PC pioneer and Microsoft billionaire Charles Simonyi is apparently going to be the 5th tourist in space, a joyride that will set him back $20 million or so. If you would like to make such a trip, you can arrange it here.
As readers of this blog know, I am not particularly prone to liberal guilt, but I really wonder about the morality of dropping $20 million so you can play astronaut. For practically nothing, you can build a play space ship in your back yard out of old boxes and duct tape, have a space adventure, and still sleep in your own bed.
I also understand that space exploration may have great promise, though here I also think a lot of wishful thinking tends to go on by people who think if they get up there, maybe somehow they can be as sexually active as Robert Heinlein's heros are. But I don't think our dreams are any more likely to come true in space than they are here, however far over the rainbow it may be. And if some entrepreneur figures out space offers some great commercial opportunity, such as GPS or satellite phones, I'm all for that too.
What I do question is splurging so grotesquely on a fantasy adventure. But then I wonder, who am I to talk, really? I have splurged on family and personal adventures to an extent I could afford probably less than space tourists can afford their $20 millions. On the other hand, if we let inconsistency stop us from pointing out the flaws in others' behavior, we would have to remain silent far more than I have any intention of being.
So, consider all the things a space tourists could do with $20 million. If used for charitable purposes, it would be deductible, so call it more like $30 million. That is a lot of kids to send to college, even more to escape the gravitation of rotten public schools, and thousands of kids you could yank out of the holes they live in in Lima or Rio. You also have to wonder, suppose you could be a space tourist, but you could not tell anybody you had done it. It would remain a secret. Would any of these zillionaires still do it, for $20 million? Or would it then only be worth $5 or $1 million? A lot of it seems to be the most infantile kind of showing off your wealth. What my lovely wife Jeanne would call tacky, very tacky. The whole point is to show off your wealth only in the most subtle ways, so that you preserve a kind of deniability that you are showing off. This business of, look at me, I'm an astronaut, is of a piece with those dreadful Christmas letters, the kind, I mean, which are designed not to inspire the warm, fuzzy feelings of the season, but the bitter tang of envy, that your family is not just back from skiing at Staad, kayaking in Nepal, or catching all the latest shows in the West End. In truth, how many of us, if due to a faulty O-ring or something, Simonyi were sucked out into space, to spend the next thousand years or so orbiting the earth, could avoid yukking it up, just a little?

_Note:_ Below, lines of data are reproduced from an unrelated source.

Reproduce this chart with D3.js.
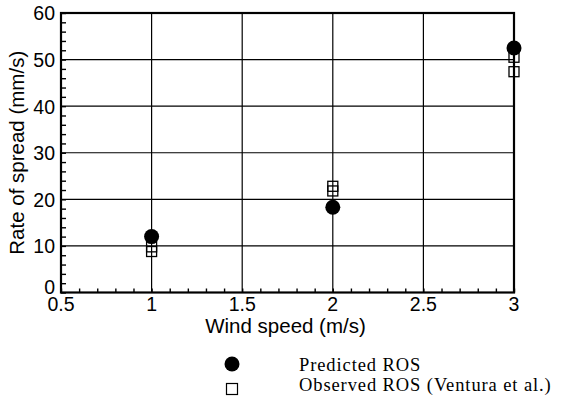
<!DOCTYPE html>
<html><head><meta charset="utf-8">
<script src="https://cdn.jsdelivr.net/npm/d3@7"></script>
<style>body{margin:0;background:#fff}svg{display:block}</style>
</head><body>
<svg id="c" width="570" height="408"></svg>
<script>
const predictedX = [1, 2, 3];
const predictedY = [12.0, 18.3, 52.5];
const observedX = [1, 1, 2, 2, 3, 3];
const observedY = [9.8, 8.8, 22.8, 21.8, 50.5, 47.4];
const xTicks = [0.5, 1, 1.5, 2, 2.5, 3];
const yTicks = [0, 10, 20, 30, 40, 50, 60];
const xTitle = "Wind speed (m/s)";
const yTitle = "Rate of spread (mm/s)";
const legendLabels = ["Predicted ROS", "Observed ROS (Ventura et al.)"];

const svg = d3.select("#c");
const L = 61, R = 514, T = 13, B = 292.5;
const x = d3.scaleLinear().domain([0.5, 3]).range([L, R]);
const y = d3.scaleLinear().domain([0, 60]).range([B, T]);
const sans = "'Liberation Sans', Arial, Helvetica, sans-serif";
const serif = "'Liberation Serif', 'Times New Roman', serif";

// gridlines
const g = svg.append("g");
g.selectAll("line.vx").data(xTicks.slice(1, -1)).enter().append("line")
  .attr("x1", d => x(d)).attr("x2", d => x(d)).attr("y1", T).attr("y2", B)
  .attr("stroke", "#000").attr("stroke-width", 1.2);
g.selectAll("line.hy").data(yTicks.slice(1, -1)).enter().append("line")
  .attr("y1", d => y(d)).attr("y2", d => y(d)).attr("x1", L).attr("x2", R)
  .attr("stroke", "#000").attr("stroke-width", 1.2);

// inward minor ticks
const xAxis = d3.axisTop(x).tickValues(d3.range(0.5, 3.0001, 0.1)).tickSize(4).tickFormat("");
const xa = svg.append("g").attr("transform", `translate(0,${B})`).call(xAxis);
xa.select(".domain").remove();
xa.selectAll("line").attr("stroke", "#000").attr("stroke-width", 1.4);
const yAxis = d3.axisRight(y).tickValues(d3.range(0, 60.001, 2)).tickSize(5).tickFormat("");
const ya = svg.append("g").attr("transform", `translate(${L},0)`).call(yAxis);
ya.select(".domain").remove();
ya.selectAll("line").attr("stroke", "#000").attr("stroke-width", 1.4);

// frame
svg.append("rect").attr("x", L).attr("y", T).attr("width", R - L).attr("height", B - T)
  .attr("fill", "none").attr("stroke", "#000").attr("stroke-width", 2.2);

// tick labels
svg.selectAll("text.xt").data(xTicks).enter().append("text")
  .attr("x", d => x(d)).attr("y", B + 18).attr("text-anchor", "middle")
  .attr("font-family", sans).attr("font-size", 19.5).text(d => d);
svg.selectAll("text.yt").data(yTicks).enter().append("text")
  .attr("x", L - 6).attr("y", d => y(d) - (d === 0 ? 6 : 0)).attr("dy", "0.38em").attr("text-anchor", "end")
  .attr("font-family", sans).attr("font-size", 19.5).text(d => d);

// titles
svg.append("text").attr("x", (L + R) / 2 - 2).attr("y", 333).attr("text-anchor", "middle")
  .attr("font-family", sans).attr("font-size", 20.5).text(xTitle);
svg.append("text").attr("transform", `translate(24,${(T + B) / 2}) rotate(-90)`)
  .attr("text-anchor", "middle").attr("font-family", sans).attr("font-size", 20.5).text(yTitle);

// points
const sq = 10;
svg.selectAll("rect.obs").data(observedX.map((d, i) => [d, observedY[i]])).enter().append("rect")
  .attr("x", d => x(d[0]) - sq / 2).attr("y", d => y(d[1]) - sq / 2)
  .attr("width", sq).attr("height", sq).attr("fill", "none").attr("stroke", "#000").attr("stroke-width", 1.3);
svg.selectAll("circle.pred").data(predictedX.map((d, i) => [d, predictedY[i]])).enter().append("circle")
  .attr("cx", d => x(d[0])).attr("cy", d => y(d[1])).attr("r", 7.5).attr("fill", "#000");

// legend
svg.append("circle").attr("cx", 232).attr("cy", 364).attr("r", 7.5).attr("fill", "#000");
svg.append("rect").attr("x", 232 - 5.5).attr("y", 389 - 5.5).attr("width", 11).attr("height", 11)
  .attr("fill", "none").attr("stroke", "#000").attr("stroke-width", 1.2);
svg.selectAll("text.lg").data(legendLabels).enter().append("text")
  .attr("x", 299).attr("y", (d, i) => 371 + i * 19.5)
  .attr("font-family", serif).attr("font-size", 18.5).attr("letter-spacing", 0.9).text(d => d);
</script>
</body></html>
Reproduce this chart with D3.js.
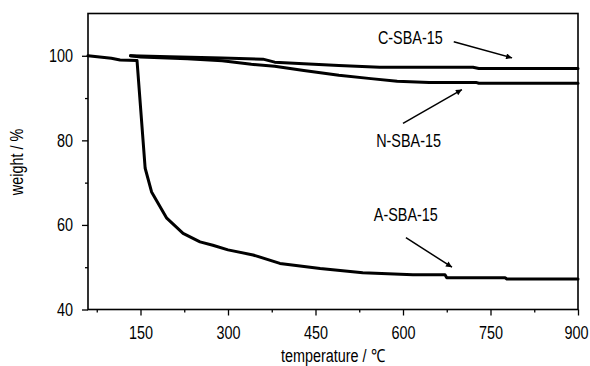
<!DOCTYPE html>
<html>
<head>
<meta charset="utf-8">
<script src="https://cdn.jsdelivr.net/npm/d3@7"></script>
<style>
  body { margin: 0; background: #fff; }
  svg text { font-family: "Liberation Sans Narrow", "Liberation Sans", Arial, sans-serif; fill: #000; }
</style>
</head>
<body>
<div class="js-chart"></div>
<script>
'use strict';

// temperature (C) / weight (%)
var cSba = [[133,100],[200,99.8],[290,99.5],[360,99.2],[380,98.5],[430,98.1],[490,97.7],
    [560,97.3],[720,97.3],[730,97.0],[900,97.0]];
var nSba = [[133,100],[150,99.7],[230,99.3],[290,98.8],[340,98.0],[380,97.5],[430,96.5],
    [490,95.4],[545,94.6],[590,94.0],[645,93.7],[725,93.7],[730,93.5],[900,93.5]];
var aSba = [[60,100],[100,99.4],[115,99.0],[144,98.9],[158,73.4],[169,67.8],[195,61.6],
    [223,58.0],[252,56.0],[274,55.2],[300,54.1],[343,52.9],[389,50.9],[458,49.7],
    [531,48.7],[617,48.2],[672,48.2],[675,47.5],[775,47.5],[778,47.2],[900,47.2]];

var xTicks = [150, 300, 450, 600, 750, 900];
var xMinor = [75, 225, 375, 525, 675, 825];
var yTicks = [40, 60, 80, 100];
var yMinor = [50, 70, 90];

// label position + arrow (from, to) in data units
var notes = [
    {text: 'C-SBA-15', at: [557, 102.8], from: [687, 103.3], to: [787, 99.5]},
    {text: 'N-SBA-15', at: [554, 78.4], from: [600, 84], to: [701, 92]},
    {text: 'A-SBA-15', at: [550, 61], from: [605, 57], to: [684, 50]}
];

var W = 590, H = 366;
var m = {l: 88, r: 12, t: 13.5, b: 56.5};

var svg = d3.select('.js-chart').append('svg')
    .attr('width', W)
    .attr('height', H);

var x = d3.scaleLinear().domain([60, 900]).range([m.l, W - m.r]);
var y = d3.scaleLinear().domain([40, 110]).range([H - m.b, m.t]);

//the original uses a narrow font, squeeze texts horizontally
function narrow(sel) {
    sel.each(function () {
        var len = this.getComputedTextLength();
        if (len > 0) {
            d3.select(this)
                .attr('textLength', len * 0.8)
                .attr('lengthAdjust', 'spacingAndGlyphs');
        }
    });
}

function axisStyle(g) {
    g.select('.domain').remove();
    g.selectAll('line').attr('stroke', '#000').attr('stroke-width', 1.3);
    g.selectAll('text').style('font-size', '18px').call(narrow);
}

//minor ticks first, major ticks on top
svg.append('g')
    .attr('transform', 'translate(0,' + (H - m.b) + ')')
    .call(d3.axisBottom(x).tickValues(xMinor).tickSize(3).tickFormat(''))
    .call(axisStyle);
var xAxis = svg.append('g')
    .attr('transform', 'translate(0,' + (H - m.b) + ')')
    .call(d3.axisBottom(x).tickValues(xTicks).tickSize(6).tickPadding(11).tickFormat(d3.format('d')))
    .call(axisStyle);

//last label sits on the page edge, nudge it in a bit
xAxis.selectAll('.tick text')
    .filter(function (d) { return d === 900; })
    .attr('dx', -2);

svg.append('g')
    .attr('transform', 'translate(' + m.l + ',0)')
    .call(d3.axisLeft(y).tickValues(yMinor).tickSize(3).tickFormat(''))
    .call(axisStyle);
svg.append('g')
    .attr('transform', 'translate(' + m.l + ',0)')
    .call(d3.axisLeft(y).tickValues(yTicks).tickSize(6).tickPadding(9).tickFormat(d3.format('d')))
    .call(axisStyle);

//frame
svg.append('rect')
    .attr('x', m.l)
    .attr('y', m.t)
    .attr('width', W - m.r - m.l)
    .attr('height', H - m.b - m.t)
    .style('fill', 'none')
    .style('stroke', '#000')
    .style('stroke-width', 1.6);

//curves
var line = d3.line()
    .x(function (d) { return x(d[0]); })
    .y(function (d) { return y(d[1]); });

[aSba, nSba, cSba].forEach(function (s) {
    svg.append('path')
        .datum(s)
        .attr('d', line)
        .style('fill', 'none')
        .style('stroke', '#000')
        .style('stroke-width', 3)
        .style('stroke-linejoin', 'round')
        .style('stroke-linecap', 'round');
});

//annotations
svg.append('defs').append('marker')
    .attr('id', 'head')
    .attr('viewBox', '0 0 10 10')
    .attr('refX', 10)
    .attr('refY', 5)
    .attr('markerWidth', 9)
    .attr('markerHeight', 6)
    .attr('markerUnits', 'userSpaceOnUse')
    .attr('orient', 'auto')
    .append('path')
    .attr('d', 'M0,0 L10,5 L0,10 z')
    .style('fill', '#000');

notes.forEach(function (n) {
    svg.append('text')
        .attr('x', x(n.at[0]))
        .attr('y', y(n.at[1]))
        .style('font-size', '18px')
        .text(n.text)
        .call(narrow);
    svg.append('line')
        .attr('x1', x(n.from[0]))
        .attr('y1', y(n.from[1]))
        .attr('x2', x(n.to[0]))
        .attr('y2', y(n.to[1]))
        .style('stroke', '#000')
        .style('stroke-width', 1.5)
        .attr('marker-end', 'url(#head)');
});

//axis titles
svg.append('text')
    .attr('x', (m.l + W - m.r) / 2)
    .attr('y', 362)
    .attr('text-anchor', 'middle')
    .style('font-size', '18px')
    .text('temperature / \u2103')
    .call(narrow);

svg.append('text')
    .attr('transform', 'translate(23,162) rotate(-90)')
    .attr('text-anchor', 'middle')
    .style('font-size', '18px')
    .text('weight / %')
    .call(narrow);
</script>
</body>
</html>
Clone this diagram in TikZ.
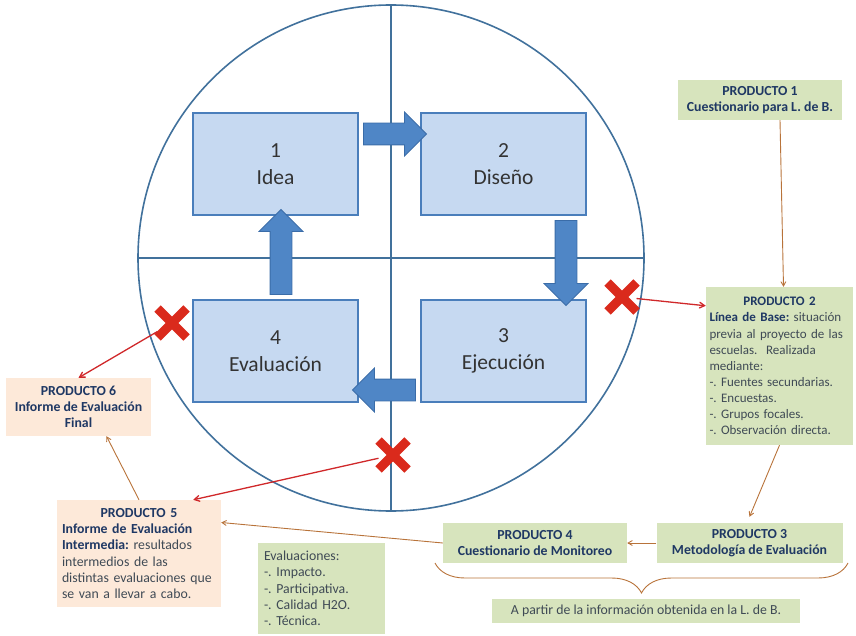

There are many expensive things I don't find morally objectionable. Private aviation is fine because the airlines treat us like dogs, and many of one's fellow passengers deserve little better. So that's fine. Good food and wine is celebrated in the Bible, supports important human arts, and fights depression. I approve them. Nice clothes, ditto, except for the Bible part. Anyone who thinks you should not spend money on books is a philistine, notoriously unpopular in the Bible. And of course, creating wealth through enterprise is a positive good. Perhaps space tourism falls into this latter category, but only ambiguously so. The space station is a pile of junk that probably diverts more from real progress in space than it contributes. The Russians who run this operation are probably epiphenomena of that rapidly decaying nightmare empire. It's a bit like paying $20 million to ride in a Nazi flying saucer. Cool, but those faded SS symbols would be kinda creepy.
Don't get me wrong. I would love to be a billionaire. I think it would be swell. I would get up early, log on, and just stare at all those big, constantly changing numbers in my very diversified accounts, until I got bored. But if I were to drop $20 million on an amusement ride, I would keep it a secret. I would not want everybody to know I was that selfish.